* Exercise goal
Only the lines from the start of the data below through the line that contains "const CURVE_RANGE = [100, 0.0049];" are to be copied, exactly and without pictures.

* Information supplied
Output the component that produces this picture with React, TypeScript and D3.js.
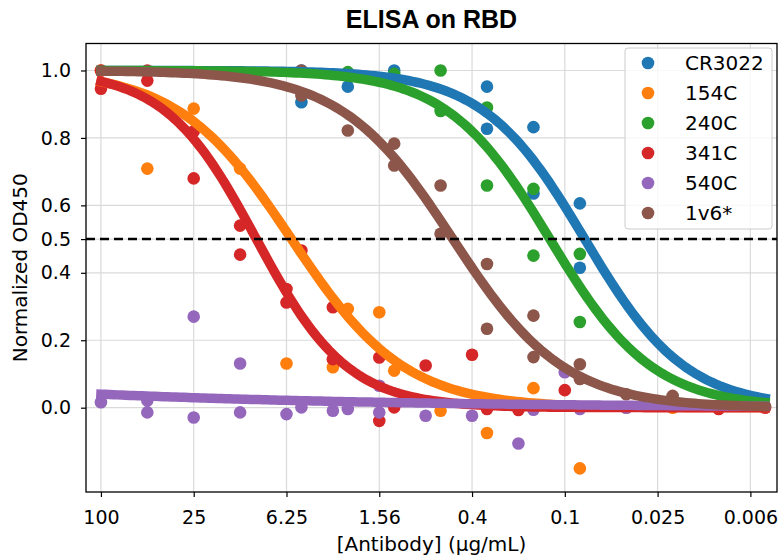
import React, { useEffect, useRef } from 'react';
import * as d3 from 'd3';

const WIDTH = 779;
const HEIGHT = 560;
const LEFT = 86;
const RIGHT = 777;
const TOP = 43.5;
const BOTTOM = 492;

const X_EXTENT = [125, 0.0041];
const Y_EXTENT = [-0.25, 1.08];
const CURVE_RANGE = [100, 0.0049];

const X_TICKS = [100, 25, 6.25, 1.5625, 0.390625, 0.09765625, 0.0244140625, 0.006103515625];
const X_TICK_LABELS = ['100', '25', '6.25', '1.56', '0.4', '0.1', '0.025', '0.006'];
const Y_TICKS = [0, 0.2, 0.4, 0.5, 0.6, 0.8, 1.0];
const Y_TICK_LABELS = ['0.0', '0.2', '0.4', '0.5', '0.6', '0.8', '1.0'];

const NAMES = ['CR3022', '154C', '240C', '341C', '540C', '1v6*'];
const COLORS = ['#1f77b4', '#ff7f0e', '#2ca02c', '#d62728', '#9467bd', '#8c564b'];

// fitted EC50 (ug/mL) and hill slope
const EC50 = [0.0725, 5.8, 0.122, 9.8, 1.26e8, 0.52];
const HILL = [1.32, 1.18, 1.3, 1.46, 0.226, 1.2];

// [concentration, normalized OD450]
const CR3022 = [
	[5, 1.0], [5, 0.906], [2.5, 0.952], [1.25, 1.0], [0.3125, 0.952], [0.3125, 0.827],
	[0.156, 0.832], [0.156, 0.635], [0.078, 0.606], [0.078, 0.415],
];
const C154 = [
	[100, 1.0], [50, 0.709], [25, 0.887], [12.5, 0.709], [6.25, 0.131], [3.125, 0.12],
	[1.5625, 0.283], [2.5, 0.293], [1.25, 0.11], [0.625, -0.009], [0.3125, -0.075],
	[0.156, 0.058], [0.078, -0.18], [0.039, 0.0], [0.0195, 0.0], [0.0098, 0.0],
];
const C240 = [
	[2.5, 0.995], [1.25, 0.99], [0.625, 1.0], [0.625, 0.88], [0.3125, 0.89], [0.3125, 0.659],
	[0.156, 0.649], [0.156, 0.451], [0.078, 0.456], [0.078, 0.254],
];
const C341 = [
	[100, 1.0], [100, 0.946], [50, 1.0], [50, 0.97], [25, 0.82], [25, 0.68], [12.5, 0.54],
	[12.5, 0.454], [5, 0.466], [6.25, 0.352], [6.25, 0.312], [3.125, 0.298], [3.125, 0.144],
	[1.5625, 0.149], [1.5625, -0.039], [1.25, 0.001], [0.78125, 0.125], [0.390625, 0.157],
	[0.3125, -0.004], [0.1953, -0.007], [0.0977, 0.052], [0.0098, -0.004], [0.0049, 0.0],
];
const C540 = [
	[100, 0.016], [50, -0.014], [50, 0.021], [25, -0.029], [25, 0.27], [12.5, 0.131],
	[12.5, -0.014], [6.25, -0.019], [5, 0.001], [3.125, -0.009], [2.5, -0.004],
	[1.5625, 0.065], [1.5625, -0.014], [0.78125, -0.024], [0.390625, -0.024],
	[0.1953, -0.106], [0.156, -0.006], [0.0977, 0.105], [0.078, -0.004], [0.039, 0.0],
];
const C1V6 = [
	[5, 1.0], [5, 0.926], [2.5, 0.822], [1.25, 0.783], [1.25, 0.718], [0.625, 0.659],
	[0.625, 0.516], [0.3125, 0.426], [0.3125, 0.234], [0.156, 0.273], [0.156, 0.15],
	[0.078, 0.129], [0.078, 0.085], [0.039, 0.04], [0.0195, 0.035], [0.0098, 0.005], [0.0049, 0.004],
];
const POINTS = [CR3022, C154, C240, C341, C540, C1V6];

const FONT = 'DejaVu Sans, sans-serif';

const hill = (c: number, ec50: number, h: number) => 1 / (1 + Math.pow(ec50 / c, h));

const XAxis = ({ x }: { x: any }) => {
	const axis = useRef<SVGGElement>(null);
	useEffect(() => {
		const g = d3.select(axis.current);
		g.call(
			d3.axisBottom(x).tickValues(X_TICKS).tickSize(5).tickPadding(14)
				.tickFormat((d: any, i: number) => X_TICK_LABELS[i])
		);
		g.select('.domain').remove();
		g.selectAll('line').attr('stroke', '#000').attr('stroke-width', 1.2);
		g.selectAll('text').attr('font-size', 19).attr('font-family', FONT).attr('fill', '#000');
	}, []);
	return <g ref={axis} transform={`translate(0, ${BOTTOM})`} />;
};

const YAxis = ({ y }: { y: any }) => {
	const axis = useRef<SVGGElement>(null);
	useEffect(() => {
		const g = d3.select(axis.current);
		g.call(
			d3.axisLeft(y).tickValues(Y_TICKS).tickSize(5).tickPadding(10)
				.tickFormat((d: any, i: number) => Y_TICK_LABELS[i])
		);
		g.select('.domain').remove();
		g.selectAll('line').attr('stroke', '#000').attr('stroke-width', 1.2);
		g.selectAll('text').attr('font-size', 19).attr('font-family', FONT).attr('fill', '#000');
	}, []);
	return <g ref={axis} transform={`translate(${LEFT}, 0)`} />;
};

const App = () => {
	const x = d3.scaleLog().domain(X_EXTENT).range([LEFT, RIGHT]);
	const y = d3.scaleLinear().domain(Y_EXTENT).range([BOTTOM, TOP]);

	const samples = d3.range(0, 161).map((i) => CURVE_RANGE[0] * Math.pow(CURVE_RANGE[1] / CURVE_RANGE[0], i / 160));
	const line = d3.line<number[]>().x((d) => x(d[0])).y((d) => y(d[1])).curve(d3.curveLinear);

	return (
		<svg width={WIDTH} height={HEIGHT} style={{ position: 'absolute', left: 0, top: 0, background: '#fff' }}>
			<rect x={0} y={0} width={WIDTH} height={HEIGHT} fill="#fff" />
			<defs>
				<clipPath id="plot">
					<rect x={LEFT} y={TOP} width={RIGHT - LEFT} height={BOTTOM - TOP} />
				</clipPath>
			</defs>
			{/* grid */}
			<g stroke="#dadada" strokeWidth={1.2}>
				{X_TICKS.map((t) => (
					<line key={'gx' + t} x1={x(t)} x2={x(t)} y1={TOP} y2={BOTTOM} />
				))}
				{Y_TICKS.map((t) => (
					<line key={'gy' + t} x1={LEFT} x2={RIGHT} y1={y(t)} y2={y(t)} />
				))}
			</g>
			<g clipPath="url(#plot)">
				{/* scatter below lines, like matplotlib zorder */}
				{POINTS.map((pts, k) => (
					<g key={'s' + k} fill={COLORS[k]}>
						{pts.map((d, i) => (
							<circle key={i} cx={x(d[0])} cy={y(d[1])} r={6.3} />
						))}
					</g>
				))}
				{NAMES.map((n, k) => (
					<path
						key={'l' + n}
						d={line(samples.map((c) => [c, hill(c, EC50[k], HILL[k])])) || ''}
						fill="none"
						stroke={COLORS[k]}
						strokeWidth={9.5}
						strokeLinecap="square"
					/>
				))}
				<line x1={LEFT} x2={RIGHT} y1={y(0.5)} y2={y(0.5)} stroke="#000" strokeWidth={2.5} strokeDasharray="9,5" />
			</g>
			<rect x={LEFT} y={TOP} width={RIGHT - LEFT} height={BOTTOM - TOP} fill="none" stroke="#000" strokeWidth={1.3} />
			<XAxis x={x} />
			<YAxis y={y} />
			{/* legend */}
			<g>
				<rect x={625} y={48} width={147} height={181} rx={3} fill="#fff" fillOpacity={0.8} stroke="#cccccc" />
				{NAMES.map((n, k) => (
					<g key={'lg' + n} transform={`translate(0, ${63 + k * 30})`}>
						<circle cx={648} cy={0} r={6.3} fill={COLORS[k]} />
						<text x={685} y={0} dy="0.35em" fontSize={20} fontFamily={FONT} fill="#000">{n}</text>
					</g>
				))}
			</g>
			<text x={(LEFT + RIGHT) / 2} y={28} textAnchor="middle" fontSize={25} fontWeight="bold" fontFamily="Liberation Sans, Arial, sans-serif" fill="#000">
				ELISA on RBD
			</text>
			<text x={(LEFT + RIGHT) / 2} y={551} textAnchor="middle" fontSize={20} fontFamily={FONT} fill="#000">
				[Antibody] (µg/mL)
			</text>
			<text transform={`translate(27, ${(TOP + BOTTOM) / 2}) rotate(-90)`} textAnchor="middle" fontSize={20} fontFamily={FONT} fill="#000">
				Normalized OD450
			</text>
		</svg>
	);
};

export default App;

* Complete response
Output the component that produces this picture with React, TypeScript and D3.js.
import React, { useEffect, useRef } from 'react';
import * as d3 from 'd3';

const WIDTH = 779;
const HEIGHT = 560;
const LEFT = 86;
const RIGHT = 777;
const TOP = 43.5;
const BOTTOM = 492;

const X_EXTENT = [125, 0.0041];
const Y_EXTENT = [-0.25, 1.08];
const CURVE_RANGE = [100, 0.0049];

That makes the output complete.